The Financial Ombudsman Service says the majority of complaints that it upholds are related to single premium policies sold on unsecured loans.
3. How can I get a refund?
Write to your lender and ask for a review. You can download a template letter at the end of this article.
You DON’T need to use a third party reclaim company to make a claim, as at the least it will take a large chunk of any compensation you get.
If it rejects your request or doesn’t respond within eight weeks, take the matter to the free Financial Ombudsman Service.
You can also escalate your case to the Financial Ombudsman Service if your bank offers a settlement but you think it’s less than it should be, although bear in mind the amount you’re offered might depend on whether you’ve previously made a claim or not, or if you owe the bank money.
If you want to check the costs of your policy, ask your lender to send you a breakdown of your account - without paperwork a refund may be trickier. Following a ruling by the Financial Conduct Authority (FCA), all claims must be made by 29 August 2019.

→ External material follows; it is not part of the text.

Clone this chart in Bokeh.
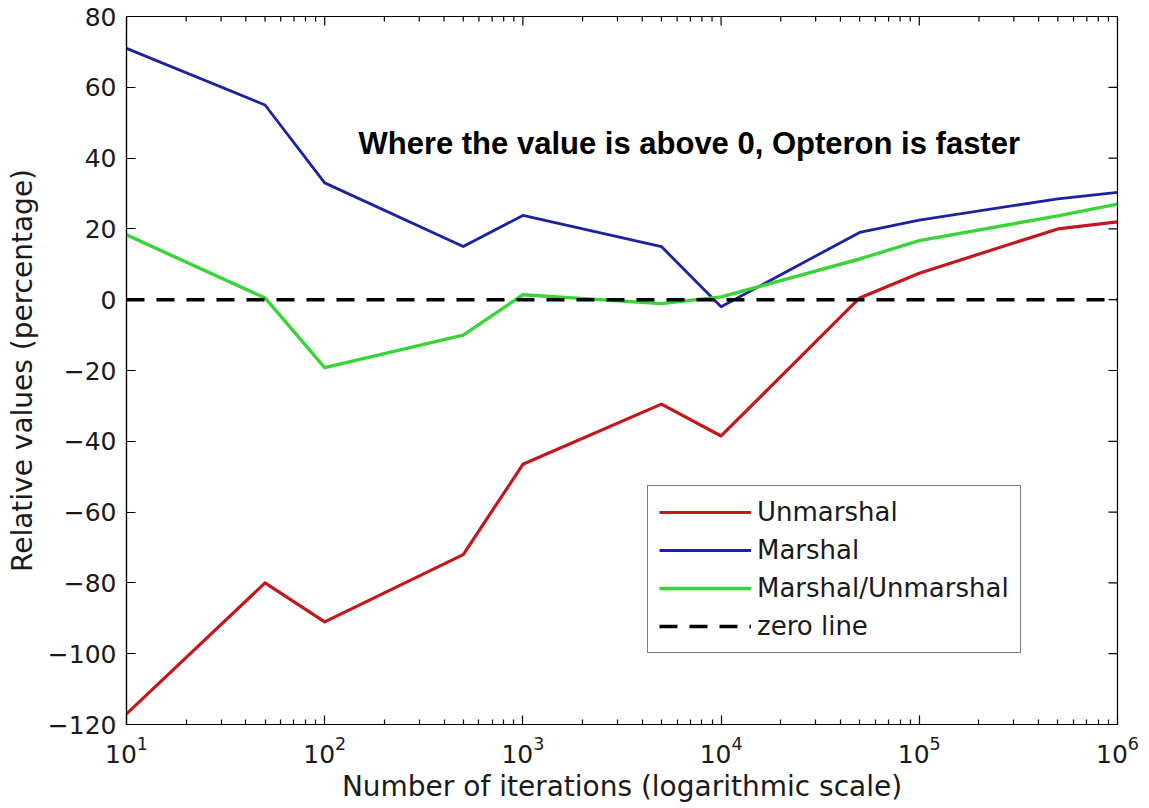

The FCA says that while 29 August 2019 is the general deadline for PPI complaints, some consumers may have less time to complain. Those who may have earlier deadlines include customers who received a letter from their provider about the way PPI was sold. It says most of these letters were sent between 2012 and 2015.
Consumers who made an insurance claim on a PPI policy that was rejected by their insurer may also have a shorter deadline. Please check with your provider.